▶ Data extract:
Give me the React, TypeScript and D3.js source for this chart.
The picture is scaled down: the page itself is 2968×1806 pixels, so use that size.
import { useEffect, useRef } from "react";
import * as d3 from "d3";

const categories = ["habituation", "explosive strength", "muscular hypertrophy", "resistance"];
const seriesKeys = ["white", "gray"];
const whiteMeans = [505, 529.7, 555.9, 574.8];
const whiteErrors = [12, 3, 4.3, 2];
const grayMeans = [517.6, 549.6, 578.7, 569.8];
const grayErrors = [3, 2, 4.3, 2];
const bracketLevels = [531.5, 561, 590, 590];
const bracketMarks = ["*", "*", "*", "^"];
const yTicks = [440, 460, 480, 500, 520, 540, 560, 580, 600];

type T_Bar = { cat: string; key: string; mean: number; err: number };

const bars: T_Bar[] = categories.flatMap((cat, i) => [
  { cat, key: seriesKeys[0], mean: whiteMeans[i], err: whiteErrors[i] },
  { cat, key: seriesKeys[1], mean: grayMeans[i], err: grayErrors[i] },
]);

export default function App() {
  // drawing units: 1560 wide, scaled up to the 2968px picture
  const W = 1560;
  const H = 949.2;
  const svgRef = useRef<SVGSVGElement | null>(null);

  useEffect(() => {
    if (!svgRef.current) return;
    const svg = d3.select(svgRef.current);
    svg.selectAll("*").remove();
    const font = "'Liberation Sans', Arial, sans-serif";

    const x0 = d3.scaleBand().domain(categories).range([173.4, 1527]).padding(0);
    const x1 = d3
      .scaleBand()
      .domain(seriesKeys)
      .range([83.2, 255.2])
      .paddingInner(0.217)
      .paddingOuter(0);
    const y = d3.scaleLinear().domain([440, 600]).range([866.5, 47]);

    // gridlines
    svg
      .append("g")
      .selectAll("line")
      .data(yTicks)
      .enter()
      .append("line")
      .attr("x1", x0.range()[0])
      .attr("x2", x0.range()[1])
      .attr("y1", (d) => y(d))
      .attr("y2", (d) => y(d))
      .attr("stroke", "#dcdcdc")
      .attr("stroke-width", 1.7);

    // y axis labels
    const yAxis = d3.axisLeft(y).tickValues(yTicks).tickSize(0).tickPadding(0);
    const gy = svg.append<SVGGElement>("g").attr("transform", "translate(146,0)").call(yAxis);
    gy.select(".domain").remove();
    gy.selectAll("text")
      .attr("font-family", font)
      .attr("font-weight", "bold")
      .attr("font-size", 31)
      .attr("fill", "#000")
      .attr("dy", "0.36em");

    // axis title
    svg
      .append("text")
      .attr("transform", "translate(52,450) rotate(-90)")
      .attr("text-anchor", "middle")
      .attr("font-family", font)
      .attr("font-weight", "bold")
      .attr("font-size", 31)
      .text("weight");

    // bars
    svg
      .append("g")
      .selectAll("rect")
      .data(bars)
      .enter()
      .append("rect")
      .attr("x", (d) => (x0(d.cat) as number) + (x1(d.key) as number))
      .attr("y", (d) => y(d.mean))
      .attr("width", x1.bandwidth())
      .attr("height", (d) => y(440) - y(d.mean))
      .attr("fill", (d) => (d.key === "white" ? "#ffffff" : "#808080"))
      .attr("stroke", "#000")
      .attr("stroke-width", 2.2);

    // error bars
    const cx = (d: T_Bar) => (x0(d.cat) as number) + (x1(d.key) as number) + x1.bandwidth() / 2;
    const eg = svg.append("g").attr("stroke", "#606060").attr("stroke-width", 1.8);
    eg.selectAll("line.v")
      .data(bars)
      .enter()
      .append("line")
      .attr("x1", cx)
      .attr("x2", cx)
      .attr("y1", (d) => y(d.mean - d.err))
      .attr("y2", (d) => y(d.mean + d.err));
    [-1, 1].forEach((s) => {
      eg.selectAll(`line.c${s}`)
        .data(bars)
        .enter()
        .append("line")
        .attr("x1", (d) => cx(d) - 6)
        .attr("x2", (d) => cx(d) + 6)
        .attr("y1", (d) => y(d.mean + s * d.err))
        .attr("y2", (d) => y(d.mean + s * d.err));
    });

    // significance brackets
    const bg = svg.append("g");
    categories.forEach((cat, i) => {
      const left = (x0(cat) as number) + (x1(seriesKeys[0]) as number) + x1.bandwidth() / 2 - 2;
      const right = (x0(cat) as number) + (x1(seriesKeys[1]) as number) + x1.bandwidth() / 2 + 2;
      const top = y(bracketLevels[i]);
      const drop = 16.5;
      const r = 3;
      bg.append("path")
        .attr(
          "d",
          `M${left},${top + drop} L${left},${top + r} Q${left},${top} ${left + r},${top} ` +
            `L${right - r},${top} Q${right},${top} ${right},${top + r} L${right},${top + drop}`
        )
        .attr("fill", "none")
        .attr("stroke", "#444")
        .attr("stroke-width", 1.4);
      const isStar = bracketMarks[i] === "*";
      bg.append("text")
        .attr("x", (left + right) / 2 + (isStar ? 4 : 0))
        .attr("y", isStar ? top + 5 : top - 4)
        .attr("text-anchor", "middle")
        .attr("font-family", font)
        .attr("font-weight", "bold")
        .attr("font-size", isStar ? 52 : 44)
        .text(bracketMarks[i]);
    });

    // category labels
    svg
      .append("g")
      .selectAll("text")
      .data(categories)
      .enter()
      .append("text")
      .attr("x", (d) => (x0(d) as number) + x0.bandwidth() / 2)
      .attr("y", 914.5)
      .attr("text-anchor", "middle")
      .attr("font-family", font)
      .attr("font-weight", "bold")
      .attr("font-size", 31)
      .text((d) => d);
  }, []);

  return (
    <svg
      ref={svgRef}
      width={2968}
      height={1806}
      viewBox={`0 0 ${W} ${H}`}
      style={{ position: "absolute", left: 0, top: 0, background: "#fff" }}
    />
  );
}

▶ Stated goal:
Repeat the listing in full, keeping every line exactly as it is.

▶ Answer to this problem:
Give me the React, TypeScript and D3.js source for this chart.
The picture is scaled down: the page itself is 2968×1806 pixels, so use that size.
import { useEffect, useRef } from "react";
import * as d3 from "d3";

const categories = ["habituation", "explosive strength", "muscular hypertrophy", "resistance"];
const seriesKeys = ["white", "gray"];
const whiteMeans = [505, 529.7, 555.9, 574.8];
const whiteErrors = [12, 3, 4.3, 2];
const grayMeans = [517.6, 549.6, 578.7, 569.8];
const grayErrors = [3, 2, 4.3, 2];
const bracketLevels = [531.5, 561, 590, 590];
const bracketMarks = ["*", "*", "*", "^"];
const yTicks = [440, 460, 480, 500, 520, 540, 560, 580, 600];

type T_Bar = { cat: string; key: string; mean: number; err: number };

const bars: T_Bar[] = categories.flatMap((cat, i) => [
  { cat, key: seriesKeys[0], mean: whiteMeans[i], err: whiteErrors[i] },
  { cat, key: seriesKeys[1], mean: grayMeans[i], err: grayErrors[i] },
]);

export default function App() {
  // drawing units: 1560 wide, scaled up to the 2968px picture
  const W = 1560;
  const H = 949.2;
  const svgRef = useRef<SVGSVGElement | null>(null);

  useEffect(() => {
    if (!svgRef.current) return;
    const svg = d3.select(svgRef.current);
    svg.selectAll("*").remove();
    const font = "'Liberation Sans', Arial, sans-serif";

    const x0 = d3.scaleBand().domain(categories).range([173.4, 1527]).padding(0);
    const x1 = d3
      .scaleBand()
      .domain(seriesKeys)
      .range([83.2, 255.2])
      .paddingInner(0.217)
      .paddingOuter(0);
    const y = d3.scaleLinear().domain([440, 600]).range([866.5, 47]);

    // gridlines
    svg
      .append("g")
      .selectAll("line")
      .data(yTicks)
      .enter()
      .append("line")
      .attr("x1", x0.range()[0])
      .attr("x2", x0.range()[1])
      .attr("y1", (d) => y(d))
      .attr("y2", (d) => y(d))
      .attr("stroke", "#dcdcdc")
      .attr("stroke-width", 1.7);

    // y axis labels
    const yAxis = d3.axisLeft(y).tickValues(yTicks).tickSize(0).tickPadding(0);
    const gy = svg.append<SVGGElement>("g").attr("transform", "translate(146,0)").call(yAxis);
    gy.select(".domain").remove();
    gy.selectAll("text")
      .attr("font-family", font)
      .attr("font-weight", "bold")
      .attr("font-size", 31)
      .attr("fill", "#000")
      .attr("dy", "0.36em");

    // axis title
    svg
      .append("text")
      .attr("transform", "translate(52,450) rotate(-90)")
      .attr("text-anchor", "middle")
      .attr("font-family", font)
      .attr("font-weight", "bold")
      .attr("font-size", 31)
      .text("weight");

    // bars
    svg
      .append("g")
      .selectAll("rect")
      .data(bars)
      .enter()
      .append("rect")
      .attr("x", (d) => (x0(d.cat) as number) + (x1(d.key) as number))
      .attr("y", (d) => y(d.mean))
      .attr("width", x1.bandwidth())
      .attr("height", (d) => y(440) - y(d.mean))
      .attr("fill", (d) => (d.key === "white" ? "#ffffff" : "#808080"))
      .attr("stroke", "#000")
      .attr("stroke-width", 2.2);

    // error bars
    const cx = (d: T_Bar) => (x0(d.cat) as number) + (x1(d.key) as number) + x1.bandwidth() / 2;
    const eg = svg.append("g").attr("stroke", "#606060").attr("stroke-width", 1.8);
    eg.selectAll("line.v")
      .data(bars)
      .enter()
      .append("line")
      .attr("x1", cx)
      .attr("x2", cx)
      .attr("y1", (d) => y(d.mean - d.err))
      .attr("y2", (d) => y(d.mean + d.err));
    [-1, 1].forEach((s) => {
      eg.selectAll(`line.c${s}`)
        .data(bars)
        .enter()
        .append("line")
        .attr("x1", (d) => cx(d) - 6)
        .attr("x2", (d) => cx(d) + 6)
        .attr("y1", (d) => y(d.mean + s * d.err))
        .attr("y2", (d) => y(d.mean + s * d.err));
    });

    // significance brackets
    const bg = svg.append("g");
    categories.forEach((cat, i) => {
      const left = (x0(cat) as number) + (x1(seriesKeys[0]) as number) + x1.bandwidth() / 2 - 2;
      const right = (x0(cat) as number) + (x1(seriesKeys[1]) as number) + x1.bandwidth() / 2 + 2;
      const top = y(bracketLevels[i]);
      const drop = 16.5;
      const r = 3;
      bg.append("path")
        .attr(
          "d",
          `M${left},${top + drop} L${left},${top + r} Q${left},${top} ${left + r},${top} ` +
            `L${right - r},${top} Q${right},${top} ${right},${top + r} L${right},${top + drop}`
        )
        .attr("fill", "none")
        .attr("stroke", "#444")
        .attr("stroke-width", 1.4);
      const isStar = bracketMarks[i] === "*";
      bg.append("text")
        .attr("x", (left + right) / 2 + (isStar ? 4 : 0))
        .attr("y", isStar ? top + 5 : top - 4)
        .attr("text-anchor", "middle")
        .attr("font-family", font)
        .attr("font-weight", "bold")
        .attr("font-size", isStar ? 52 : 44)
        .text(bracketMarks[i]);
    });

    // category labels
    svg
      .append("g")
      .selectAll("text")
      .data(categories)
      .enter()
      .append("text")
      .attr("x", (d) => (x0(d) as number) + x0.bandwidth() / 2)
      .attr("y", 914.5)
      .attr("text-anchor", "middle")
      .attr("font-family", font)
      .attr("font-weight", "bold")
      .attr("font-size", 31)
      .text((d) => d);
  }, []);

  return (
    <svg
      ref={svgRef}
      width={2968}
      height={1806}
      viewBox={`0 0 ${W} ${H}`}
      style={{ position: "absolute", left: 0, top: 0, background: "#fff" }}
    />
  );
}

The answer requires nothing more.